Ein Jürgen soll es jetzt richten

■ Kampf um Seeler-Nachfolge hält an / Jürgen Werner hat Interesse / Was will Jürgen Hunke?

Kreuzfahrer Jürgen Werner wäre am liebsten wohl gleich an Bord geblieben. Rummel schätzt der 62jährige nämlich gar nicht, vor allem nicht um seine Person. Das machte der stellvertretende Vorsitzende des Aufsichtsrats gestern bei der Rückkehr von seinem mehrwöchigen Urlaub noch einmal deutlich. „Maßlos überrascht“zeigte sich Werner, designierter Nachfolger von Uwe Seeler zu sein, der am Montag erklärt hatte, am 9. Mai als Vorstandsvorsitzender des HSV zurücktreten zu wollen.

„Ich bin nicht der potentielle Nachfolger, es gibt noch andere“, wehrte Werner ab, für den sich in den vergangenen Tagen unter anderem der Aufsichtsratsvorsitzende Udo Bandow ausgesprochen hatte. Er lasse sich nicht „instrumentalisieren“, wie es in den Berichten zum Ausdruck gekommen sei, sagte Werner. „Wenn, dann mache ich so etwas aus eigener Überzeugung und mit eigenen Vorstellungen“, schloß es der pensionierte Oberstudiendirektor jedoch grundsätzlich nicht aus, Seelers Erbe anzutreten.

Dem ehemaligen Außenläufer des HSV und Mannschaftskameraden des Dicken war gestern zuvorderst daran gelegen, erst einmal das Tempo aus der Diskussion zu nehmen. Vor einer Entscheidung müsse die „schwierige Lage des HSV“ruhig analysiert werden.

Die Prüfung wird wohl am kommenden Dienstag bei der Sitzung des von den Mitgliedern gewählten Aufsichtsrats anstehen, der den Vereinschef ernennt. „Das sind Voraussetzungen für einen HSV, der kein Spielzeug für persönliche Interessen, Interessen der Medien oder auch Machtausübung ist.“

Damit könnte Werner auch auf seinen Aufsichtsratskollegen Jürgen Hunke anspielen. Der Ex-Präsident ließ bislang keine Gelegenheit aus, sich als Seeler-Nachfolger zu empfehlen. Das Credo des millionenschweren Versicherungs-Unternehmers, der im zwölfköpfigen Aufsichtsrat allerdings keine Mehrheit besitzt: „Man muß einfach mal Feuer entzünden.“Was Hunkes Rauchzeichen aber zu bedeuten haben, ist meist unklar.

Verbesserungs-Vorschläge hat der bei der vergangenen Bürgerschaftswahl gescheiterte Spitzenkandidat der Statt Partei nicht in petto. „Es muß Power entstehen“, bleibt der Mann mit dem Hang zu ostasiatischen Philosophien vage.
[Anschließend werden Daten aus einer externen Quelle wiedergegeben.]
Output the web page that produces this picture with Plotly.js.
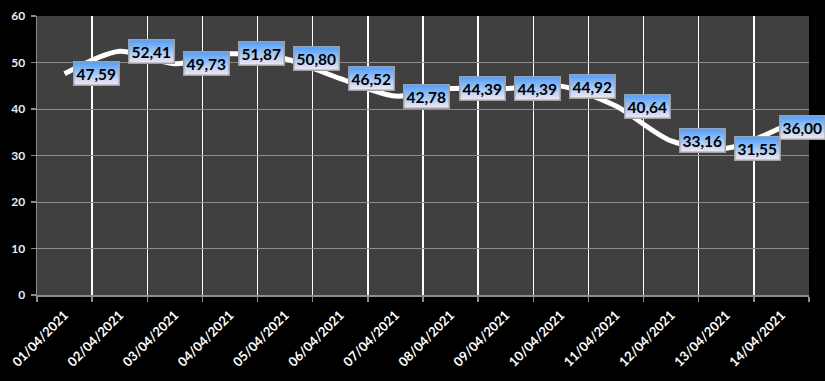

Aber wahrscheinlich entspricht gerade dieses kraftstrotzende Getöse derzeit mehr den Bedürfnissen der darbenden HSV-Anhänger als die zurückhaltende Art Werners.

Die „Supporters“, mit 4500 Mitgliedern größte Fangruppierung im Verein, unterstützen Hunke. Sie wollen einen, der herkommt und anpackt, egal wo, denn schlechter als es unter Seeler gelaufen ist, könne es ja nicht mehr werden. Die Ähnlichkeiten zum sozialdemokratischen Modell Gerhard Schröder sind nicht zu Übersehen, und auch beim Möchtegern-Seeler-Ersatz Hunke weiß man nicht, was größer ist: seine Eitelkeit oder der Wille zur Macht.